Political Palliation for the American Left

Member Group : Jerry Shenk


In a recent article entitled “The Great Lesson of California in America’s New Civil War,” self-identified liberals Peter Leyden and Ruy Teixeira make the (hopeful) prediction that California’s example is America’s future.

In it, California, an insolvent, Democrat-run state, has inspired a “bloodless civil war” in a nation divided by a litany of red and blue state incompatibilities that “inevitably” favor liberals.

One cannot dispute the piece’s subtitle: “[T]here’s no bipartisan way forward at this juncture in our history – one side must win.”

The writers demonize the Republican Party as one “trapped in the brain-dead orthodoxies of an ideology stuck in the past,” “that refused to work with the Democrats in good faith or compromise in any way,” who “misunderstand the other side, then…misrepresent them, and eventually make them the enemy.”

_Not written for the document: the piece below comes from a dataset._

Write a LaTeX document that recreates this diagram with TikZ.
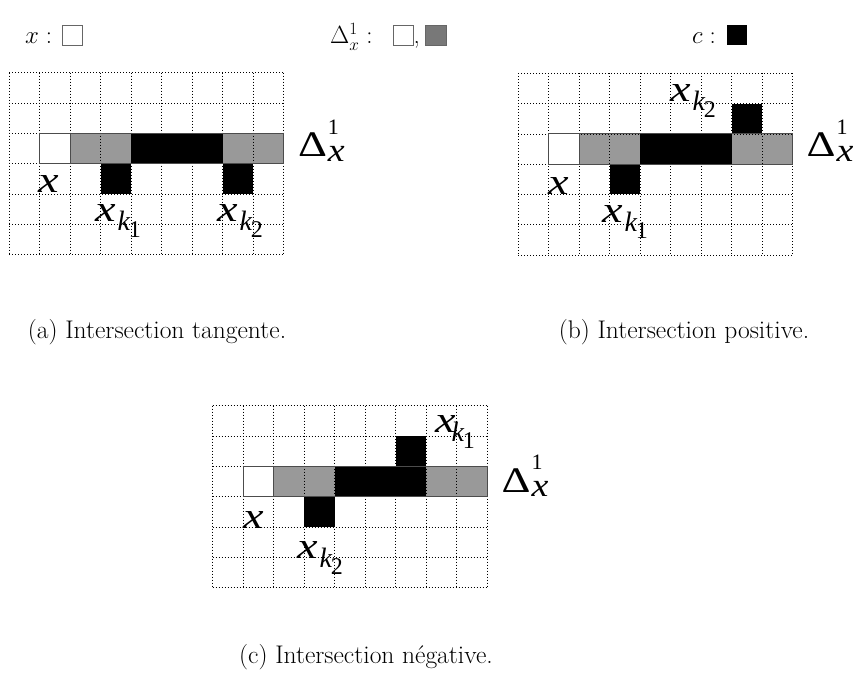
\documentclass[tikz,border=0pt]{standalone}
\usepackage{fontspec}
\usepackage{graphicx}
\newfontfamily\tms{Liberation Serif}
\newcommand\Lx{\scalebox{1.25}[1]{\tms\itshape\fontsize{37}{37}\selectfont x}}
\newcommand\Lxk[3]{\Lx\kern#3\raisebox{-9pt}{\tms\itshape\fontsize{28}{28}\selectfont k}\kern#2\raisebox{-16pt}{\tms\fontsize{24}{24}\selectfont #1}}
\newcommand\LDelta{\scalebox{1.25}[1]{\tms\fontsize{36}{36}\selectfont Δ}\kern1pt\rlap{\raisebox{22pt}{\tms\fontsize{22}{22}\selectfont 1}}\raisebox{-5pt}{\scalebox{1.15}[1]{\tms\itshape\fontsize{33}{33}\selectfont x}}}
\tikzset{
  gridline/.style={black, line width=0.75pt, dash pattern=on 0.9pt off 2.1pt},
  rowline/.style={black!70, line width=0.8pt},
  graycell/.style={fill=black!40},
  blackcell/.style={fill=black},
  lbl/.style={inner sep=0pt, outer sep=0pt, anchor=base west},
  captext/.style={inner sep=0pt, anchor=base, font=\fontsize{25.5}{25.5}\selectfont},
  leg/.style={inner sep=0pt, anchor=base west, font=\fontsize{25}{25}\selectfont},
  legbox/.style={draw=black!60, line width=0.9pt},
}
\newcommand\rowcells{%
  \fill[graycell] (2,2) rectangle (4,3);
  \fill[graycell] (7,2) rectangle (9,3);
  \fill[blackcell] (4,2) rectangle (7,3);
  \fill[blackcell] (3,3) rectangle (4,4);
}
\newcommand\gridover{%
  \foreach \i in {0,...,9} {\draw[gridline] (\i,0) -- (\i,6);}
  \foreach \j in {0,...,6} {\draw[gridline] (0,\j) -- (9,\j);}
  \fill[white] (1,2) rectangle (2,3);
  \draw[rowline] (1,2) rectangle (9,3);
  \draw[rowline] (2,2) -- (2,3);
}
\begin{document}
\begin{tikzpicture}[x=1pt,y=-1pt]
\fill[white] (0,0) rectangle (857,684);
\useasboundingbox (0,0) rectangle (857,684);

% legend
\node[leg] (lx) at (25,44) {$x:$};
\draw[legbox, fill=white] (62,25) rectangle (82,45);
\node[leg] (ld) at (330,44) {$\Delta_x^1:$};
\draw[legbox, fill=white] (393,25) rectangle (413,45);
\node[leg] (lcomma) at (413.5,44) {,};
\draw[legbox, fill=black!53] (425,25) rectangle (446,45);
\node[leg] (lc) at (692,44) {$c:$};
\fill[black] (727,25) rectangle (747,45);

% panel (a)
\begin{scope}[shift={(9.3,72.7)}, x=30.5pt, y=-30.3pt]
  \rowcells
  \fill[blackcell] (7,3) rectangle (8,4);
  \gridover
\end{scope}
\node[lbl] (ax) at (38,193) {\Lx};
\node[lbl] (ak1) at (95,222) {\Lxk{1}{-1pt}{2pt}};
\node[lbl] (ak2) at (217,222) {\Lxk{2}{-1pt}{2pt}};
\node[lbl] (ad) at (298,157) {\LDelta};
\node[captext] (capa) at (157,339) {(a) Intersection tangente.};

% panel (b)
\begin{scope}[shift={(518.3,73.3)}, x=30.5pt, y=-30.3pt]
  \rowcells
  \fill[blackcell] (7,1) rectangle (8,2);
  \gridover
\end{scope}
\node[lbl] (bx) at (548,195) {\Lx};
\node[lbl] (bk1) at (602,223) {\Lxk{1}{-1pt}{2pt}};
\node[lbl] (bk2) at (670,102) {\Lxk{2}{-1pt}{2pt}};
\node[lbl] (bd) at (806.7,157) {\LDelta};
\node[captext] (capb) at (684,339) {(b) Intersection positive.};

% panel (c)
\begin{scope}[shift={(212.7,405.7)}, x=30.5pt, y=-30.3pt]
  \rowcells
  \fill[blackcell] (6,1) rectangle (7,2);
  \gridover
\end{scope}
\node[lbl] (cx) at (243,528) {\Lx};
\node[lbl] (ck2) at (297,558) {\Lxk{2}{-1pt}{2pt}};
\node[lbl] (ck1) at (435,433) {\Lxk{1}{-1pt}{-4pt}};
\node[lbl] (cd) at (501.7,492) {\LDelta};
\node[captext] (capc) at (366,663) {(c) Intersection négative.};
\end{tikzpicture}
\end{document}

They conclude, “The opportunity for compromise is then lost. This is where America is today.”

That is, indeed, where America is today, but the remainder of Leyden’s and Teixeira’s narrative is a clinical case of psychological projection. Their pejorative word choices alone confirm that no group has moved farther from the center or more-egregiously vilified and misrepresented their opposition than left-sprinting Democrats.

They write, “[President Donald] Trump could have come into office with a genuinely new agenda that could have helped working people,” without explaining how a newly-robust economy, millions of new jobs and tax reductions for 90 percent of American taxpayers don’t help working people.

The writers also accuse Trump of “turning the Republican brand toxic for millennials, women, Latinos, people of color, college-educated people, urban centers, the tech industry, and the economic powerhouses of the coasts…” Translation:  “Parochial progressives despise Trump and everyone who voted for him – including the women, people of color, millennials and college graduates.”

And: “The side resisting change, usually the one most rooted in the past systems and incumbent interests, must be thoroughly defeated…for a generation or two.”

But, among “past systems and incumbent interests,” the writers never mention antiquated, insolvent or failed Democratic programs, some dating to the 1930s and 1960s, such as Social Security, public welfare, Medicaid, renewable-energy subsidies, unfunded public union employee pensions or Obamacare.

More: “Now the entire Republican Party, and the…conservative movement…is…positioned for the final takedown that will cast them out…in the political wilderness. They deserve it.”

Relax, conservatives, the “takedown” isn’t final – or even imminent.

For context, in 2002, Teixeira, along with co-writer John Judis, published a book entitled “The Emerging Democratic Majority” which promised that, in 2002, “white America” would be “supplanted by multiracial, multiethnic America.”

But, in 2017, Judis published a New Republic article, “Redoing the Electoral Math,” which revisited their 2002 prediction: Judis wrote, “I argued that demographics favored the Democrats. I was wrong.”

Chastened, Judis wasn’t involved in drafting Teixeira’s California fantasy.

Teixeira, often with collaborators, has fashioned a career out of reassuring anxious, insecure liberals. He hasn’t merely been wrong, but consistently, profoundly wrong.

Teixeira won’t quit, though, as long as there’s a receptive progressive market for self-affirming political palliation.